We really can’t blame the steakhouses, where basic food costs are high. Misunderstandings — resolved by a diner sending back an unservable meal — will definitely eat the restaurant’s profits. Worse, if a temporarily insane diner orders a well done, $92 Wagyu rib-eye at BLT Steak, only to come to his senses when gray slab arrives, then that restaurant might record a loss. Given rising overhead, and the growing pressure to offer elite, branded meats like Kobe and Wagyu (which are pricy even wholesale), restaurants are wise to be explicit about diner expectations. Double-checking at the table also re-affirms the pact between kitchen and diner, which ventures that when you order a dish, you’ll pay for it.
But while tiny subscripts on coffee cups or menus are chagrin-ing, they’re not at all personal. A waiter looking in your eye and suggesting (in a butch, trivia-centric steakhouse, no less) that that you might not know what you’re talking about is another thing entirely — it’s emasculating.
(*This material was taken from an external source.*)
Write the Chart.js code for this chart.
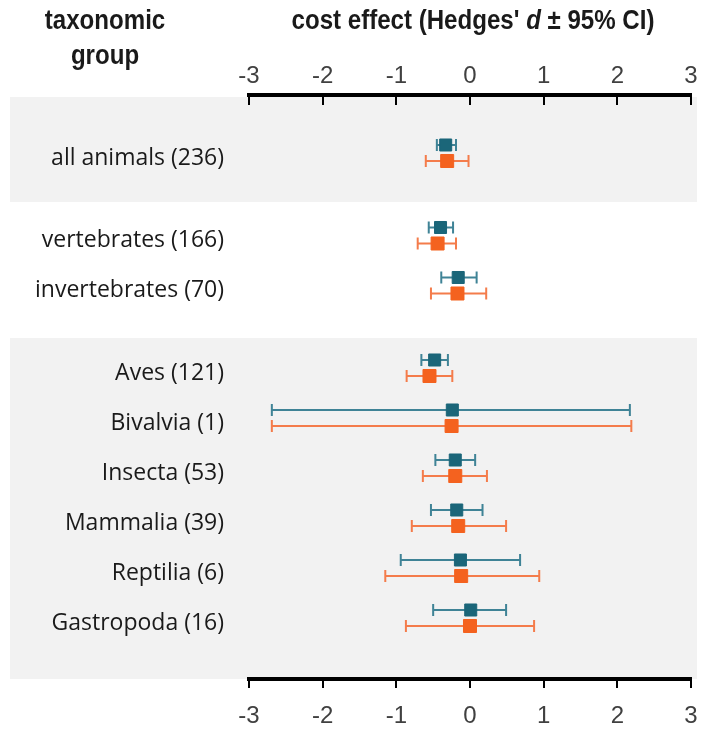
<!DOCTYPE html>
<html lang="en">
<head>
<meta charset="UTF-8">
<title>Cost effect by taxonomic group</title>
<style>
    body { margin: 0; background: #fff; }
    #wrap { width: 713px; height: 734px; position: relative; }
</style>
<script src="https://cdn.jsdelivr.net/npm/chart.js"></script>
</head>
<body>
<div id="wrap"><canvas id="forest"></canvas></div>
<script>
// taxonomic groups (n studies) and the block each one belongs to
const categories = ['all animals (236)', 'vertebrates (166)', 'invertebrates (70)', 'Aves (121)',
    'Bivalvia (1)', 'Insecta (53)', 'Mammalia (39)', 'Reptilia (6)', 'Gastropoda (16)'];
const blocks = [0, 1, 1, 2, 2, 2, 2, 2, 2];

// teal series: Hedges' d with 95% CI
const tealMean = [-0.33, -0.40, -0.16, -0.48, -0.24, -0.20, -0.18, -0.13, 0.01];
const tealLow  = [-0.45, -0.56, -0.39, -0.66, -2.69, -0.47, -0.53, -0.94, -0.50];
const tealHigh = [-0.19, -0.23, 0.09, -0.30, 2.17, 0.07, 0.17, 0.68, 0.49];

// orange series
const orangeMean = [-0.31, -0.44, -0.17, -0.55, -0.25, -0.20, -0.16, -0.12, 0.00];
const orangeLow  = [-0.60, -0.71, -0.53, -0.86, -2.69, -0.64, -0.79, -1.15, -0.87];
const orangeHigh = [-0.02, -0.19, 0.22, -0.24, 2.19, 0.23, 0.49, 0.94, 0.87];

const xTicks = [-3, -2, -1, 0, 1, 2, 3];

const TEAL = '#1b6679', TEAL_LINE = '#3f8396';
const ORANGE = '#f4621f', ORANGE_LINE = '#f47c4b';

// row slot on the vertical scale: one unit per row, extra gap between blocks
const rowPos = categories.map((c, i) => 1.16 + i + blocks[i] * 0.65);

function points(means, shift) {
    return means.map((m, i) => ({ x: m, y: rowPos[i] + shift }));
}

const NARROW = '"Liberation Sans Narrow", "Arial Narrow", "Liberation Sans", Arial, sans-serif';

const ciPlugin = {
    id: 'ci',
    beforeDraw(chart) {
        // shaded blocks behind everything
        const ctx = chart.ctx, ys = chart.scales.y, area = chart.chartArea;
        ctx.save();
        ctx.fillStyle = '#f2f2f2';
        const firstTop = area.top + 2;
        const firstBottom = ys.getPixelForValue(rowPos[0] + 0.98);
        ctx.fillRect(10, firstTop, 687, firstBottom - firstTop);
        const last = blocks.indexOf(2);
        const lastTop = ys.getPixelForValue(rowPos[last] - 0.6);
        ctx.fillRect(10, lastTop, 687, area.bottom - lastTop);
        ctx.restore();
    },
    beforeDatasetsDraw(chart) {
        const ctx = chart.ctx, xs = chart.scales.x, ys = chart.scales.y, area = chart.chartArea;

        // inward ticks on the top axis
        const x2 = chart.scales.x2;
        ctx.save();
        ctx.strokeStyle = '#000';
        ctx.lineWidth = 2;
        x2.ticks.forEach(t => {
            const px = Math.round(x2.getPixelForValue(t.value));
            ctx.beginPath();
            ctx.moveTo(px, area.top);
            ctx.lineTo(px, area.top + 10);
            ctx.stroke();
        });
        ctx.restore();

        // confidence interval whiskers
        chart.data.datasets.forEach(ds => {
            ctx.save();
            ctx.strokeStyle = ds.whiskerColor;
            ctx.lineWidth = 2;
            ds.data.forEach((p, i) => {
                const y = ys.getPixelForValue(p.y);
                const x0 = xs.getPixelForValue(ds.low[i]);
                const x1 = xs.getPixelForValue(ds.high[i]);
                ctx.beginPath();
                ctx.moveTo(x0, y); ctx.lineTo(x1, y);
                ctx.moveTo(x0, y - 6); ctx.lineTo(x0, y + 6);
                ctx.moveTo(x1, y - 6); ctx.lineTo(x1, y + 6);
                ctx.stroke();
            });
            ctx.restore();
        });
    },
    afterDraw(chart) {
        const ctx = chart.ctx;
        const sx = 0.86;
        ctx.save();
        ctx.fillStyle = '#1a1a1a';
        ctx.textBaseline = 'middle';
        ctx.scale(sx, 1);
        const fb = 'bold 28px "Liberation Sans", Arial, sans-serif';
        const fi = 'italic bold 28px "Liberation Sans", Arial, sans-serif';
        ctx.textAlign = 'center';
        ctx.font = fb;
        ctx.fillText('taxonomic', 105 / sx, 21);
        ctx.fillText('group', 105 / sx, 56);

        // "cost effect (Hedges' d ± 95% CI)" with an italic d
        const a = "cost effect (Hedges' ", d = 'd', b = ' \u00b1 95% CI)';
        ctx.font = fb; const wa = ctx.measureText(a).width, wb = ctx.measureText(b).width;
        ctx.font = fi; const wd = ctx.measureText(d).width;
        let x = 473 / sx - (wa + wd + wb) / 2;
        ctx.textAlign = 'left';
        ctx.font = fb; ctx.fillText(a, x, 21); x += wa;
        ctx.font = fi; ctx.fillText(d, x, 21); x += wd;
        ctx.font = fb; ctx.fillText(b, x, 21);
        ctx.restore();
    }
};

const tickFont = { family: NARROW, size: 24 };

new Chart(document.getElementById('forest'), {
    type: 'scatter',
    data: {
        datasets: [
            {
                label: 'teal', data: points(tealMean, -0.16), low: tealLow, high: tealHigh,
                whiskerColor: TEAL_LINE, backgroundColor: TEAL, borderColor: TEAL,
                pointStyle: 'rect', pointRadius: 8.5, borderWidth: 1
            },
            {
                label: 'orange', data: points(orangeMean, 0.16), low: orangeLow, high: orangeHigh,
                whiskerColor: ORANGE_LINE, backgroundColor: ORANGE, borderColor: ORANGE,
                pointStyle: 'rect', pointRadius: 9.2, borderWidth: 1
            }
        ]
    },
    options: {
        responsive: true,
        maintainAspectRatio: false,
        animation: false,
        layout: { padding: { left: 0, right: 22, top: 0, bottom: 0 } },
        plugins: { legend: { display: false }, tooltip: { enabled: false } },
        scales: {
            x: {
                type: 'linear', position: 'bottom', min: -3, max: 3,
                afterBuildTicks: s => { s.ticks = xTicks.map(v => ({ value: v })); },
                afterFit: s => { s.height = 55; },
                border: { color: '#000', width: 4 },
                grid: { drawOnChartArea: false, color: '#000', lineWidth: 2, tickLength: 9 },
                ticks: { font: tickFont, color: '#404040', padding: 14 }
            },
            x2: {
                type: 'linear', position: 'top', min: -3, max: 3,
                afterBuildTicks: s => { s.ticks = xTicks.map(v => ({ value: v })); },
                afterFit: s => { s.height = 95; },
                border: { color: '#000', width: 4 },
                grid: { drawOnChartArea: false, drawTicks: false },
                ticks: { font: tickFont, color: '#404040', padding: 4 }
            },
            y: {
                type: 'linear', position: 'left', min: 0, max: 11.68, reverse: true,
                afterBuildTicks: s => { s.ticks = rowPos.map(v => ({ value: v + 0.1 })); },
                afterFit: s => { s.width = 249; },
                border: { display: false },
                grid: { display: false, drawTicks: false },
                ticks: {
                    autoSkip: false, padding: 25, color: '#1a1a1a',
                    font: { family: '"Open Sans", Lato, sans-serif', size: 23 },
                    callback: (v, i) => categories[i]
                }
            }
        }
    },
    plugins: [ciPlugin]
});
</script>
</body>
</html>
It bugs me, and (last I checked) I’m a girl.
Plus, challenging the customer’s order inspires one of those niggling, “What if” temptations. What if (in the interest of testing a service challenge) I nodded my way through the Q and A and then ordered my steak well-done, anyway? Then when it arrives, I refuse it. I’m imagining suits, lawyers, affidavits, security cam footage. It’s so tempting … if only I could choke down that well-done steak at the end of the night.